As one can observe from the IAE values presented in

Table 6. Comparison of the IAE value based on NTSMC and fuzzy-NTSMC methods.

Example	Initial Condition	NTSMC	Fuzzy-NTSMC
1	$q\left(0\right)={\left[0.5,0.5\right]}^T$	0.27	0.18
	$q\left(0\right)={\left[1,1\right]}^T$	0.98	0.79
	$q\left(0\right)={\left[-0.5,-0.5\right]}^T$	0.37	0.25
2	$q\left(0\right)={\left[0.5,0.5\right]}^T$	0.15	0.1
	$q\left(0\right)={\left[1,1\right]}^T$	0.45	0.33
	$q\left(0\right)={\left[-0.5,-0.5\right]}^T$	1.21	0.92

, the IAE values of the fuzzy-based NTSMC method are smaller than those from the NTSMC method. Thus, the proficiency of the fuzzy method compared to the non-fuzzy method is demonstrated.

6. Conclusions

As one can observe, no one cannot neglect the helpful impacts of the wheelchair upper-limb exoskeleton robot system. So, in this project, with rehabilitation purposes for disabled people, fuzzy based on a nonsingular terminal sliding mode control scheme is presented for position tracking of the upper-limb exoskeleton robot system. Then, uncertain states which exist in the upper-limb exoskeleton robot system can be compensated with the usage of the fixed-time state observer. In addition, position tracking control of the upper limb exoskeleton robot system is realized by the nonsingular terminal sliding mode control technique.

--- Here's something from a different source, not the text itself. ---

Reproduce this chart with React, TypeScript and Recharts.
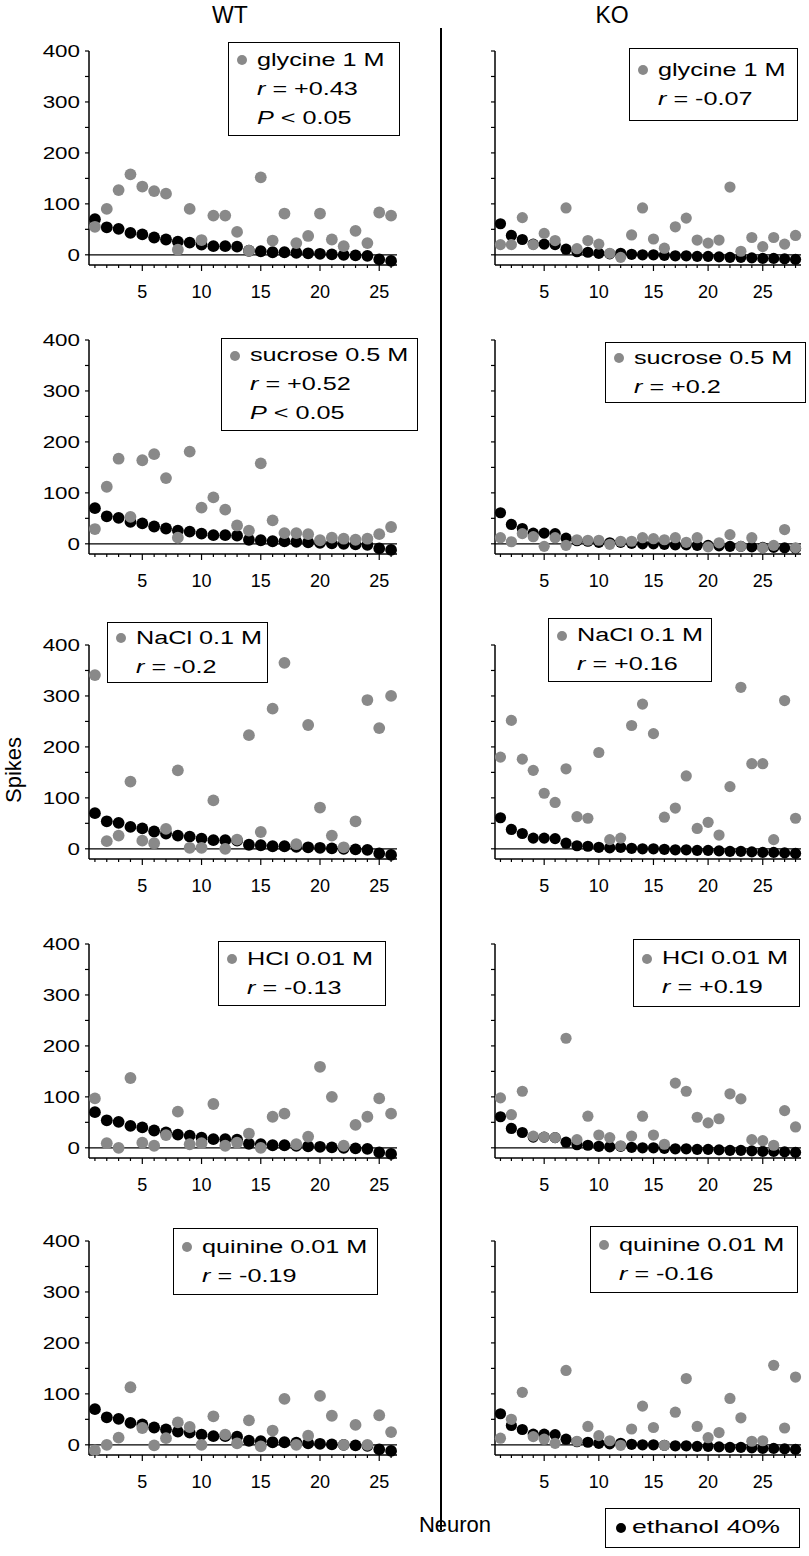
import React from 'react'
import { ScatterChart, Scatter, XAxis, YAxis, ReferenceLine } from 'recharts'

// neuron numbers (x) for each genotype
const wtNeurons = [1, 2, 3, 4, 5, 6, 7, 8, 9, 10, 11, 12, 13, 14, 15, 16, 17, 18, 19, 20, 21, 22, 23, 24, 25, 26]
const koNeurons = [1, 2, 3, 4, 5, 6, 7, 8, 9, 10, 11, 12, 13, 14, 15, 16, 17, 18, 19, 20, 21, 22, 23, 24, 25, 26, 27, 28]
const yTicks = [0, 50, 100, 150, 200, 250, 300, 350, 400]

// ethanol 40% responses (black), sorted per genotype
const wtEthanol = [70, 54, 51, 43, 40, 34, 30, 26, 24, 20, 17, 17, 16, 8, 7, 5, 5, 4, 3, 2, 1, 0, -1, -2, -9, -12]
const koEthanol = [61, 38, 30, 21, 21, 20, 11, 6, 5, 3, 2, 3, 1, 0, 0, -1, -2, -2, -3, -3, -4, -5, -5, -6, -7, -7, -8, -9]

// tastant responses (grey)
const wtGlycine = [55, 90, 127, 158, 134, 125, 120, 10, 90, 29, 77, 77, 45, 8, 152, 28, 81, 23, 37, 81, 30, 17, 47, 23, 83, 77]
const koGlycine = [20, 20, 73, 20, 42, 28, 92, 12, 28, 21, 3, -5, 39, 92, 31, 13, 55, 72, 29, 23, 29, 133, 7, 34, 16, 34, 21, 38]
const wtSucrose = [29, 112, 167, 53, 164, 176, 129, 12, 181, 71, 91, 67, 36, 26, 158, 46, 21, 21, 19, 7, 12, 10, 8, 10, 19, 33]
const koSucrose = [12, 4, 20, 14, -5, 12, -3, 8, 7, 7, -1, 5, 5, 12, 10, 8, 12, 3, 12, -6, 2, 18, -5, 12, -8, -3, 28, -8]
const wtNaCl = [341, 15, 26, 132, 16, 11, 39, 154, 2, 2, 95, 0, 18, 223, 33, 275, 365, 9, 243, 81, 26, 3, 54, 292, 237, 300]
const koNaCl = [180, 252, 176, 154, 109, 91, 157, 63, 60, 189, 18, 21, 242, 284, 226, 62, 80, 143, 40, 52, 27, 122, 317, 167, 167, 18, 291, 60]
const wtHCl = [97, 9, 0, 137, 10, 4, 25, 71, 7, 9, 86, 4, 10, 28, 0, 61, 67, 7, 22, 159, 100, 4, 45, 61, 97, 67]
const koHCl = [98, 65, 111, 23, 21, 20, 215, 16, 62, 25, 20, 4, 23, 62, 25, 7, 127, 111, 60, 49, 57, 106, 96, 16, 14, 5, 73, 41]
const wtQuinine = [-11, 0, 14, 113, 33, -1, 13, 44, 35, 0, 56, 20, 3, 48, -3, 28, 90, 0, 18, 96, 57, 0, 39, 0, 58, 25]
const koQuinine = [13, 50, 103, 16, 11, 3, 146, 7, 36, 18, 8, -1, 31, 76, 34, -1, 64, 130, 36, 14, 24, 91, 53, 7, 8, 156, 33, 133]

const stimuli = ['glycine 1 M', 'sucrose 0.5 M', 'NaCl 0.1 M', 'HCl 0.01 M', 'quinine 0.01 M']
const wtR = ['+0.43', '+0.52', '-0.2', '-0.13', '-0.19']
const koR = ['-0.07', '+0.2', '+0.16', '+0.19', '-0.16']
const wtSignificant = [true, true, false, false, false]

const FONT = '"Liberation Sans", Arial, Helvetica, sans-serif'
const GREY = '#898989'

// layout
const rowTops = [51, 340, 645, 944, 1241]
const wtBoxes = [
  { left: 228, top: 42, w: 172, h: 94 },
  { left: 221, top: 338, w: 197, h: 93 },
  { left: 107, top: 622, w: 161, h: 61 },
  { left: 218, top: 941, w: 168, h: 65 },
  { left: 173, top: 1228, w: 205, h: 67 },
]
const koBoxes = [
  { left: 629, top: 48, w: 169, h: 73 },
  { left: 605, top: 342, w: 201, h: 61 },
  { left: 548, top: 618, w: 164, h: 64 },
  { left: 633, top: 939, w: 167, h: 68 },
  { left: 590, top: 1226, w: 208, h: 67 },
]

const XTick = (props: any) => {
  const { x, y, payload } = props
  const major = payload.value % 5 === 0
  return (
    <g>
      <line x1={x} x2={x} y1={y} y2={y + (major ? 6 : 3)} stroke="#000" strokeWidth={1.2} />
      {major && (
        <text x={x} y={y + 27} textAnchor="middle" dominantBaseline="central" fontSize={18} fontFamily={FONT} fill="#000">
          {payload.value}
        </text>
      )}
    </g>
  )
}

const makeYTick = (showLabel: boolean) => (props: any) => {
  const { x, y, payload } = props
  return (
    <g>
      <line x1={x - 4} x2={x} y1={y} y2={y} stroke="#000" strokeWidth={1.2} />
      {showLabel && payload.value % 100 === 0 && (
        <text
          transform={`translate(${x - 9},${y}) scale(1.4,1)`}
          textAnchor="end"
          dominantBaseline="central"
          fontSize={16}
          fontFamily={FONT}
          fill="#000"
        >
          {payload.value}
        </text>
      )}
    </g>
  )
}

const dot = (color: string, r: number) => (p: any) => <circle cx={p.cx} cy={p.cy} r={r} fill={color} />

const Panel = (props: { neurons: number[]; ethanol: number[]; tastant: number[]; top: number; wt: boolean }) => {
  const { neurons, ethanol, tastant, top, wt } = props
  const width = wt ? 420 : 389
  const plotLeft = wt ? 89 : 75
  const plotRight = wt ? 23 : 8
  const r = wt ? 5.9 : 5.6
  const black = neurons.map((n, i) => ({ x: n, y: ethanol[i] }))
  const grey = neurons.map((n, i) => ({ x: n, y: tastant[i] }))
  return (
    <div style={{ position: 'absolute', left: wt ? 0 : 420, top: top - 30 }}>
      <ScatterChart width={width} height={289} margin={{ top: 30, right: plotRight, bottom: 0, left: plotLeft - 40 }}>
        <XAxis
          type="number"
          dataKey="x"
          domain={[0.5, neurons.length + 0.5]}
          ticks={neurons}
          interval={0}
          tickSize={0}
          tickMargin={0}
          tickLine={false}
          tick={XTick}
          axisLine={{ stroke: '#000', strokeWidth: 1.5 }}
          height={45}
        />
        <YAxis
          type="number"
          dataKey="y"
          domain={[-20, 400]}
          ticks={yTicks}
          interval={0}
          tickSize={0}
          tickMargin={0}
          tickLine={false}
          tick={makeYTick(wt)}
          axisLine={{ stroke: '#000', strokeWidth: 1.5 }}
          width={40}
        />
        <ReferenceLine y={0} stroke="#000" strokeWidth={1.3} />
        <Scatter data={black} shape={dot('#000', r)} isAnimationActive={false} />
        <Scatter data={grey} shape={dot(GREY, r)} isAnimationActive={false} />
      </ScatterChart>
    </div>
  )
}

const line: React.CSSProperties = { position: 'relative', height: 29 }
const stretched: React.CSSProperties = {
  position: 'absolute',
  left: 28,
  top: 0,
  whiteSpace: 'nowrap',
  transform: 'scaleX(1.4)',
  transformOrigin: 'left center',
}

const LegendBox = (props: { box: { left: number; top: number; w: number; h: number }; label: string; r: string; p: boolean }) => {
  const { box, label, r, p } = props
  return (
    <div
      style={{
        position: 'absolute',
        left: box.left,
        top: box.top,
        width: box.w,
        height: box.h,
        border: '1.5px solid #000',
        boxSizing: 'border-box',
        display: 'flex',
        flexDirection: 'column',
        justifyContent: 'center',
        fontFamily: FONT,
        fontSize: 18,
        lineHeight: '29px',
        color: '#000',
      }}
    >
      <div style={line}>
        <span style={{ position: 'absolute', left: 8, top: 9.5, width: 10, height: 10, borderRadius: '50%', background: GREY }} />
        <span style={stretched}>{label}</span>
      </div>
      <div style={line}>
        <span style={stretched}>
          <i>r</i> = {r}
        </span>
      </div>
      {p && (
        <div style={line}>
          <span style={stretched}>
            <i>P</i> &lt; 0.05
          </span>
        </div>
      )}
    </div>
  )
}

export default function App() {
  return (
    <div style={{ position: 'absolute', left: 0, top: 0, width: 809, height: 1556, background: '#fff', fontFamily: FONT }}>
      <div style={{ position: 'absolute', left: 180, width: 100, top: 2, textAlign: 'center', fontSize: 23 }}>WT</div>
      <div style={{ position: 'absolute', left: 562, width: 100, top: 2, textAlign: 'center', fontSize: 23 }}>KO</div>
      <div style={{ position: 'absolute', left: 440, top: 28, width: 2, height: 1502, background: '#000' }} />
      <div
        style={{
          position: 'absolute',
          left: 14,
          top: 770,
          fontSize: 22,
          transform: 'translate(-50%, -50%) rotate(-90deg)',
          whiteSpace: 'nowrap',
        }}
      >
        Spikes
      </div>
      <div style={{ position: 'absolute', left: 455, top: 1525, fontSize: 22, transform: 'translate(-50%, -50%)' }}>Neuron</div>

      {stimuli.map((s, i) => (
        <React.Fragment key={s}>
          <Panel
            neurons={wtNeurons}
            ethanol={wtEthanol}
            tastant={[wtGlycine, wtSucrose, wtNaCl, wtHCl, wtQuinine][i]}
            top={rowTops[i]}
            wt
          />
          <Panel
            neurons={koNeurons}
            ethanol={koEthanol}
            tastant={[koGlycine, koSucrose, koNaCl, koHCl, koQuinine][i]}
            top={rowTops[i]}
            wt={false}
          />
          <LegendBox box={wtBoxes[i]} label={s} r={wtR[i]} p={wtSignificant[i]} />
          <LegendBox box={koBoxes[i]} label={s} r={koR[i]} p={false} />
        </React.Fragment>
      ))}

      <div
        style={{
          position: 'absolute',
          left: 605,
          top: 1508,
          width: 195,
          height: 40,
          border: '1.5px solid #000',
          boxSizing: 'border-box',
          fontSize: 19,
        }}
      >
        <span style={{ position: 'absolute', left: 10, top: 14, width: 10, height: 10, borderRadius: '50%', background: '#000' }} />
        <span style={{ position: 'absolute', left: 26, top: 7, whiteSpace: 'nowrap', transform: 'scaleX(1.4)', transformOrigin: 'left center' }}>
          ethanol 40%
        </span>
      </div>
    </div>
  )
}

Moreover, the performance of the controller is enhanced based on the fuzzy rules procedure. Hence, the chattering phenomenon is removed from the control input, so, the performance of the controller is improved. At last, simulation results are prepared to show the productivity of the recommended control method on the upper-limb exoskeleton robot system using MATLAB/Simulink. As cases for future work, the experimental validation of the proposed method on a practical upper-limb exoskeleton robot and the design of the control method for the desired tracking of the upper-limb exoskeleton robot under model uncertainty, external disturbance, and input saturation can be considered.